Even if the plan does not invest directly in swaps, an exemption filing may be required if the retirement plan invests in a fund that invests in swaps. In some cases, funds in which a plan invests and which invest in swaps may be exempt from the registration requirements. Previous CFTC guidance provided that, if a fund manager is exempt from registration as a commodity pool operator, the manager of an investor fund in the fund (such as a plan investment fiduciary) would not be a commodity pool operator. However, the CFTC has withdrawn this guidance, leaving uncertain the extent to which a retirement plan fiduciary would be considered to be a commodity pool operator by investing plan assets in a fund that invests in swaps and is exempt from registration requirements. Furthermore, recent CFTC guidance narrows the exemptions from registration so that funds that were previously exempt are no longer exempt. Plan fiduciaries may wish to file for the exemption even when it is uncertain whether the plan fiduciary would otherwise be considered a commodity pool operator.

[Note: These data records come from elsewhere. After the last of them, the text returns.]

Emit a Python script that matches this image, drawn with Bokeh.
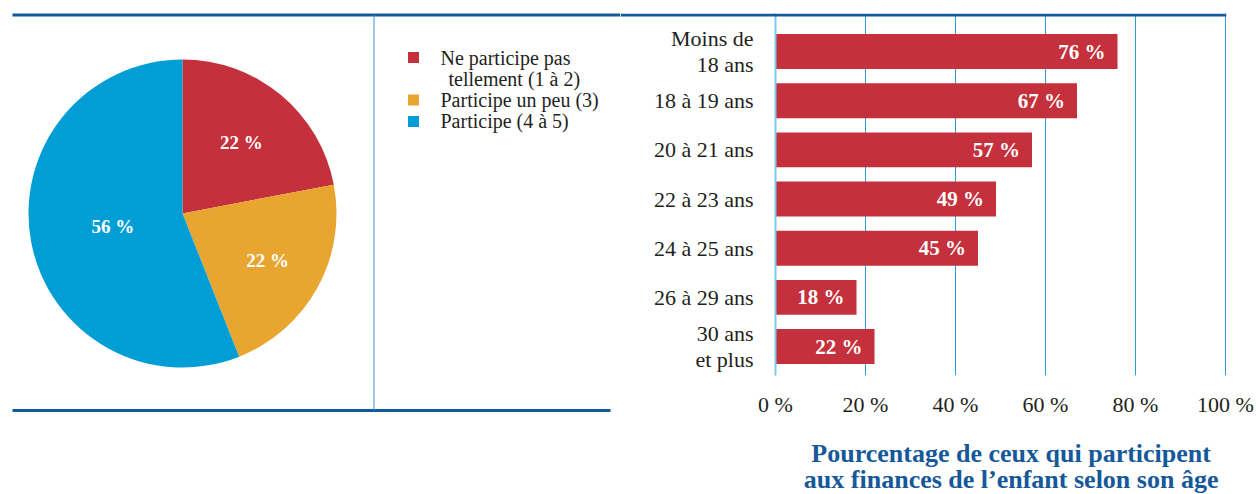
import math
from bokeh.plotting import figure
from bokeh.layouts import row, column
from bokeh.models import Range1d, FixedTicker, Span, ColumnDataSource
from bokeh.core.properties import value
from bokeh.embed import file_html
from bokeh.resources import INLINE

# ---------------- data ----------------
pie_categories = ["Ne participe pas tellement (1 à 2)", "Participe un peu (3)", "Participe (4 à 5)"]
legend_lines = [["Ne participe pas", "tellement (1 à 2)"], ["Participe un peu (3)"], ["Participe (4 à 5)"]]
pie_values = [22, 22, 56]
pie_value_labels = ["22 %", "22 %", "56 %"]
pie_colors = ["#c4303b", "#e8a631", "#009ed5"]

age_groups = ["Moins de\n18 ans", "18 à 19 ans", "20 à 21 ans", "22 à 23 ans",
              "24 à 25 ans", "26 à 29 ans", "30 ans\net plus"]
bar_values = [76, 67, 57, 49, 45, 18, 22]
bar_value_labels = ["76 %", "67 %", "57 %", "49 %", "45 %", "18 %", "22 %"]
x_ticks = [0, 20, 40, 60, 80, 100]
x_tick_labels = ["0 %", "20 %", "40 %", "60 %", "80 %", "100 %"]
title_lines = ["Pourcentage de ceux qui participent", "aux finances de l’enfant selon son âge"]

# ---------------- styles ----------------
FONT = "Liberation Serif"
TEXT_COLOR = "#231f20"
DARK_BLUE = "#15599a"
GRID_BLUE = "#2f9ad4"
ZERO_BLUE = "#7cc9ec"
SEP_BLUE = "#3990c9"
BAR_RED = "#c4303b"

H = 494

# ---------------- left panel: pie + legend ----------------
LW = 620
left = figure(width=LW, height=H, x_range=Range1d(0, LW), y_range=Range1d(0, H),
              toolbar_location=None, output_backend="svg",
              x_axis_location=None, y_axis_location=None, min_border=0,
              outline_line_color=None)
left.grid.visible = False

# frame lines
left.line(x=[12, LW], y=[479.5, 479.5], line_width=3, line_color=DARK_BLUE)
left.line(x=[12, 610], y=[84, 84], line_width=3, line_color=DARK_BLUE)
left.line(x=[373.5, 373.5], y=[84, 479.5], line_width=1, line_color=SEP_BLUE)

cx, cy, R = 182, 281, 154
total = float(sum(pie_values))
starts, ends, cum = [], [], 0.0
for v in pie_values:
    starts.append(math.pi / 2 - 2 * math.pi * cum / total)
    cum += v
    ends.append(math.pi / 2 - 2 * math.pi * cum / total)

pie_src = ColumnDataSource(dict(start=starts, end=ends, color=pie_colors, cat=pie_categories))
left.wedge(x=cx, y=cy, radius=R, start_angle="start", end_angle="end", direction="clock",
           fill_color="color", line_color=None, source=pie_src)

label_r = [0.6, 0.63, 0.46]
lx, ly = [], []
for s, e, f in zip(starts, ends, label_r):
    m = (s + e) / 2
    lx.append(cx + R * f * math.cos(m))
    ly.append(cy + R * f * math.sin(m))
left.text(x=lx, y=ly, text=pie_value_labels, text_color="white", text_align="center",
          text_baseline="middle", text_font=value(FONT), text_font_size="19px",
          text_font_style="bold")

# legend
sq_x, tx = 413, 440
line_pitch = 21.3
first_y = H - 57
sq_xs, sq_ys, t_xs, t_ys, t_txt = [], [], [], [], []
k = 0
for lines, col in zip(legend_lines, pie_colors):
    sq_xs.append(sq_x)
    sq_ys.append(first_y - k * line_pitch)
    for j, t in enumerate(lines):
        t_xs.append(tx + (8 if j > 0 else 0))
        t_ys.append(first_y - k * line_pitch)
        t_txt.append(t)
        k += 1
left.rect(x=sq_xs, y=sq_ys, width=11, height=11, fill_color=pie_colors, line_color=None)
left.text(x=t_xs, y=t_ys, text=t_txt, text_color=TEXT_COLOR, text_align="left",
          text_baseline="middle", text_font=value(FONT), text_font_size="20px")

# ---------------- right panel: bar chart ----------------
RW = 636
BH = 433
px_per_unit = 4.5
bar = figure(width=RW, height=BH,
             x_range=Range1d(-155 / px_per_unit, 100 + 1 / px_per_unit),
             y_range=Range1d(6.589, -0.773),
             toolbar_location=None, output_backend="svg",
             x_axis_location="below", y_axis_location=None,
             min_border_left=0, min_border_right=30, min_border_top=13, min_border_bottom=58,
             outline_line_color=None)

bar.xgrid.ticker = FixedTicker(ticks=x_ticks)
bar.xgrid.grid_line_color = GRID_BLUE
bar.xgrid.grid_line_width = 1
bar.ygrid.visible = False

bar.xaxis.ticker = FixedTicker(ticks=x_ticks)
bar.xaxis.major_label_overrides = {t: lab for t, lab in zip(x_ticks, x_tick_labels)}
bar.xaxis.axis_line_color = None
bar.xaxis.major_tick_line_color = None
bar.xaxis.minor_tick_line_color = None
bar.xaxis.major_label_standoff = 10
bar.xaxis.major_label_text_font = FONT
bar.xaxis.major_label_text_font_size = "22px"
bar.xaxis.major_label_text_color = TEXT_COLOR

bar.add_layout(Span(location=0, dimension="height", line_color=ZERO_BLUE, line_width=2))
bar.add_layout(Span(location=-0.742, dimension="width", line_color=DARK_BLUE, line_width=3))

idx = list(range(len(age_groups)))
bsrc = ColumnDataSource(dict(y=idx, v=bar_values, lab=bar_value_labels, cat=age_groups,
                             zero=[0] * len(idx)))
bar.hbar(y="y", left=0, right="v", height=0.71, fill_color=BAR_RED, line_color=None, source=bsrc)
bar.text(x="v", y="y", text="lab", x_offset=-12, text_align="right", text_baseline="middle",
         text_color="white", text_font=value(FONT), text_font_size="21px",
         text_font_style="bold", source=bsrc)
bar.text(x="zero", y="y", text="cat", x_offset=-22, text_align="right", text_baseline="middle",
         text_color=TEXT_COLOR, text_font=value(FONT), text_font_size="22px",
         text_line_height=1.05, source=bsrc)

# ---------------- title panel ----------------
TH = H - BH
tfig = figure(width=RW, height=TH, x_range=Range1d(0, RW), y_range=Range1d(TH, 0),
              toolbar_location=None, output_backend="svg",
              x_axis_location=None, y_axis_location=None, min_border=0,
              outline_line_color=None)
tfig.grid.visible = False
tfig.text(x=[410] * len(title_lines), y=[20 + 26 * i for i in range(len(title_lines))],
          text=title_lines, text_align="center", text_baseline="middle",
          text_color=DARK_BLUE, text_font=value(FONT), text_font_size="26px",
          text_font_style="bold")

layout = row(left, column(bar, tfig))
open("out.html", "w").write(file_html(layout, INLINE))
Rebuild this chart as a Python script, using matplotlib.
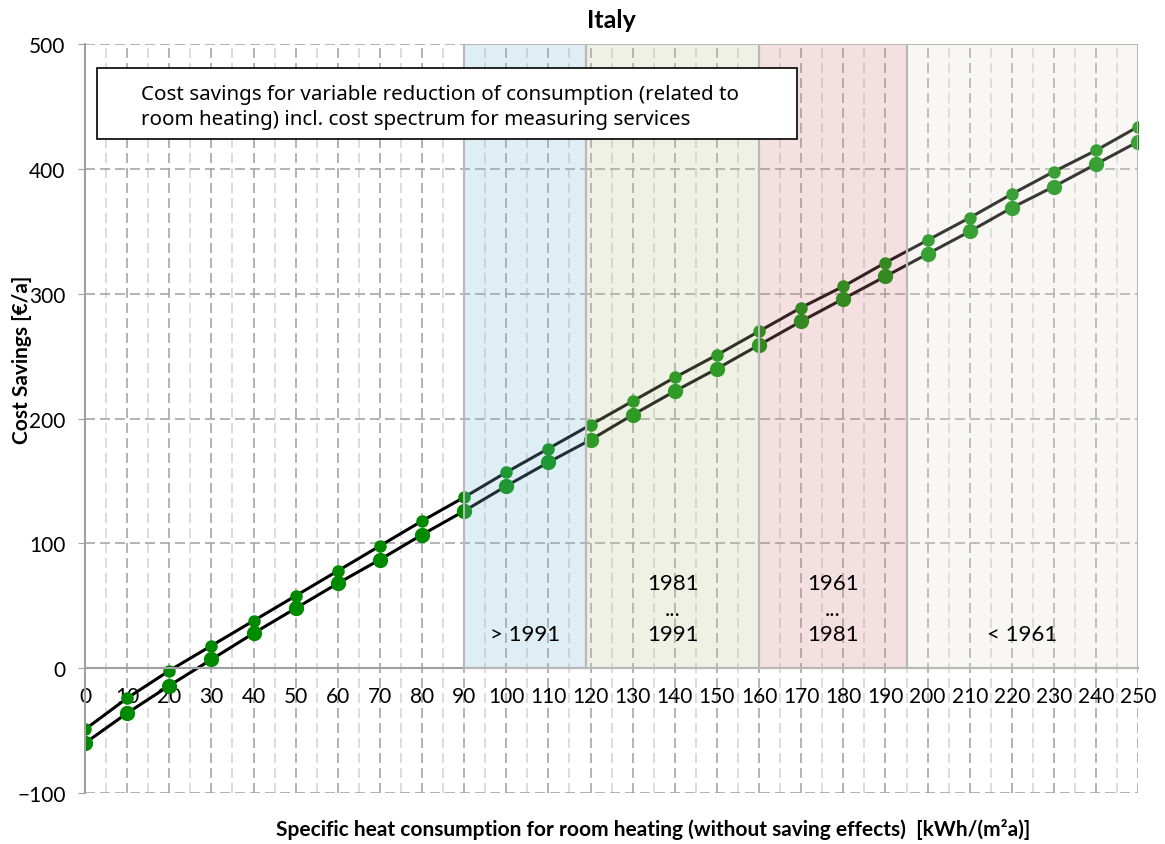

The filing requirements took effect at the end of last year. A notice of an exemption (if needed to obtain an exemption) must be filed before the plan invests in commodity interests. Those plans that filed for the exemption in previous years have until March 1 to file the annual affirmation.
Even if a plan fiduciary makes the exemption filing or is otherwise exempt as a commodity pool operator, the fiduciary might need to register as a “major swap participant” if the plan uses swaps and the primary purpose of the swaps investment is not hedging or mitigating any risk directly associated with the operation of the plan. Accordingly, plan fiduciaries might wish to ensure that the plan’s investment managers, and managers of funds in which the plan invests, do not use swaps for purposes other than hedging or mitigating risks.